My Big Fat Greek Wedding 2 could have been a comedy about the way family history often repeats itself, or a sweet, slightly corny meditation on the challenge of keeping love alive in a long marriage. At times, the movie gets close to actually being one or both of those things, but it ultimately suffers from too much attention deficit disorder to have a singular point of view. Instead, the plot swings from one obstacle to another and back again to a jarring degree, while characters say and do things based on narrative convenience rather than anything approximating relatable human behavior.

The entire extended Portokalos family — roughly all 87 of them — shows up at a college fair at Paris’s high school for no reason other than to “hilariously” embarrass the poor kid in front of a Northwestern University rep played by Rob Riggle. In another scene, Ian turns to his wife and suddenly asks “When are we going to fix us?” in a way that implies their marriage is on the verge of collapse when only a few scenes prior, they were pretty happily making out in that car. In these exchanges and others, director Kirk Jones finds a way to take stilted moments and make them even more uncomfortable by holding too long on awkward reaction shots and squashing any sense of natural chemistry between the actors. Critics used to blast this sort of filmmaking approach by saying it’s more appropriate for TV than the cinema, but that’s not even true. Most TV these days is far better than this movie.

Most TV comedy these days also is a lot funnier than this movie. Case in point: Andrea Martin, a narcissistic riot in Hulu’s Difficult People, is reduced to being a hammy distraction here as the over-sharing Aunt Voula, whose long stories about her swollen tongue and one out-of-order ovary are supposed to be hysterical and really, really aren’t. Constantine and Kazan would have been wise to take down their performances by several notches, too.

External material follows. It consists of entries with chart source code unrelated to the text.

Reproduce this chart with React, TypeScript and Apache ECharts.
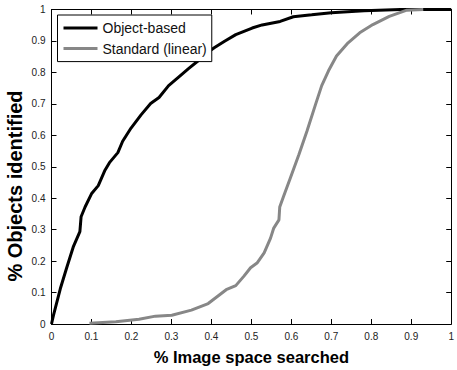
import React, { useEffect, useRef } from "react";
import * as echarts from "echarts";

const seriesNames = ["Object-based", "Standard (linear)"];

const objectX = [0, 0.005, 0.022, 0.038, 0.055, 0.071, 0.074, 0.084, 0.1, 0.117, 0.133, 0.145, 0.166, 0.178, 0.199, 0.224, 0.248, 0.269, 0.293, 0.318, 0.342, 0.367, 0.384, 0.408, 0.433, 0.461, 0.502, 0.527, 0.572, 0.605, 0.651, 0.7, 0.782, 0.873, 1];
const objectY = [0, 0.028, 0.112, 0.179, 0.247, 0.294, 0.341, 0.372, 0.414, 0.44, 0.487, 0.513, 0.545, 0.581, 0.623, 0.665, 0.701, 0.72, 0.758, 0.785, 0.811, 0.837, 0.858, 0.879, 0.899, 0.92, 0.941, 0.951, 0.962, 0.977, 0.983, 0.99, 0.996, 1, 1];

const standardX = [0.095, 0.161, 0.219, 0.26, 0.301, 0.35, 0.392, 0.437, 0.461, 0.482, 0.498, 0.515, 0.532, 0.548, 0.556, 0.569, 0.571, 0.58, 0.598, 0.619, 0.639, 0.66, 0.676, 0.693, 0.713, 0.742, 0.771, 0.804, 0.845, 0.889, 0.93];
const standardY = [0.002, 0.007, 0.015, 0.025, 0.028, 0.044, 0.065, 0.109, 0.122, 0.153, 0.179, 0.195, 0.226, 0.273, 0.305, 0.331, 0.372, 0.404, 0.466, 0.539, 0.613, 0.696, 0.758, 0.805, 0.852, 0.894, 0.926, 0.952, 0.978, 0.998, 1];

const xTitle = "% Image space searched";
const yTitle = "% Objects identified";

const fmt = (v: number) => String(Math.round(v * 10) / 10);

const lineIcon = "path://M0,0H0.01V0.01H0Z M0,5.5H34V8.5H0Z M33.99,13.99H34V14H33.99Z";

export default function App() {
  const ref = useRef<HTMLDivElement>(null);
  useEffect(() => {
    if (!ref.current) return;
    const chart = echarts.init(ref.current, undefined, { renderer: "svg" });
    const font = "Liberation Sans, Arial, Helvetica, sans-serif";
    const tickCommon = {
      min: 0,
      max: 1,
      interval: 0.1,
      type: "value" as const,
      splitLine: { show: false },
      axisLine: { show: true, onZero: false, lineStyle: { color: "#000", width: 1 } },
      axisTick: { show: true, inside: true, length: 5, lineStyle: { color: "#000" } },
    };
    chart.setOption({
      animation: false,
      backgroundColor: "#fff",
      grid: { left: 51.5, right: 1, top: 9.5, bottom: 41, containLabel: false },
      legend: {
        orient: "vertical",
        left: 57.5,
        top: 15,
        padding: [6, 5, 6, 6],
        itemGap: 6.6,
        itemWidth: 34,
        itemHeight: 14,
        icon: lineIcon,
        backgroundColor: "#fff",
        borderColor: "#000",
        borderWidth: 1,
        borderRadius: 0,
        textStyle: { fontFamily: font, fontSize: 14, color: "#111" },
        data: seriesNames,
      },
      graphic: [
        {
          type: "text",
          x: 15,
          y: 186,
          rotation: Math.PI / 2,
          style: {
            text: yTitle,
            fontFamily: font,
            fontSize: 20,
            fontWeight: "bold",
            fill: "#000",
            align: "center",
            verticalAlign: "middle",
          },
        },
      ],
      xAxis: [
        {
          ...tickCommon,
          position: "bottom",
          name: xTitle,
          nameLocation: "middle",
          nameGap: 24,
          nameTextStyle: { fontFamily: font, fontSize: 16.5, fontWeight: "bold", color: "#000" },
          axisLabel: { fontFamily: font, fontSize: 10, color: "#222", margin: 7.5, formatter: fmt },
        },
        {
          ...tickCommon,
          position: "top",
          axisLabel: { show: false },
        },
      ],
      yAxis: [
        {
          ...tickCommon,
          position: "left",
          axisLabel: { fontFamily: font, fontSize: 10, color: "#222", margin: 6, formatter: fmt },
        },
        {
          ...tickCommon,
          position: "right",
          axisLabel: { show: false },
        },
      ],
      series: [
        {
          name: seriesNames[0],
          type: "line",
          showSymbol: false,
          symbol: "none",
          data: objectX.map((x, i) => [x, objectY[i]]),
          lineStyle: { color: "#000", width: 3 },
          itemStyle: { color: "#000" },
        },
        {
          name: seriesNames[1],
          type: "line",
          showSymbol: false,
          symbol: "none",
          data: standardX.map((x, i) => [x, standardY[i]]),
          lineStyle: { color: "#878787", width: 3 },
          itemStyle: { color: "#878787" },
        },
      ],
    });
    return () => chart.dispose();
  }, []);
  return (
    <div
      ref={ref}
      style={{ position: "fixed", left: 0, top: 0, width: 457, height: 370, overflow: "hidden" }}
    />
  );
}
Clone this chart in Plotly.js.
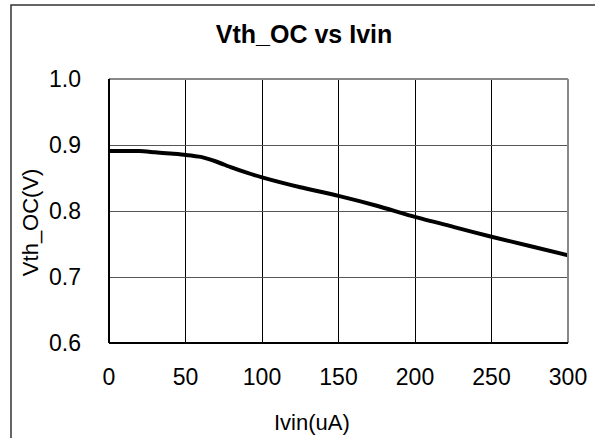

The worst part about My Big Fat Greek Wedding 2 is that it’s the kind of movie I really wish I could celebrate. It’s written by a woman, based on an original story and, though technically a sequel, a follow-up to a movie that outperformed a lot of tentpole releases in the summer of 2002 by daring to tell a more personal, non-effects-driven story. As the relentlessly explosive Batman v. Superman: Dawn of Justice, this film’s chief opening weekend competition, reminds us, we need more movies that tick off all of those boxes. But what we really need are more movies that tick off those boxes and are genuinely smart and entertaining. And My Big Fat Greek Wedding 2, I’m sorry to say, isn’t that.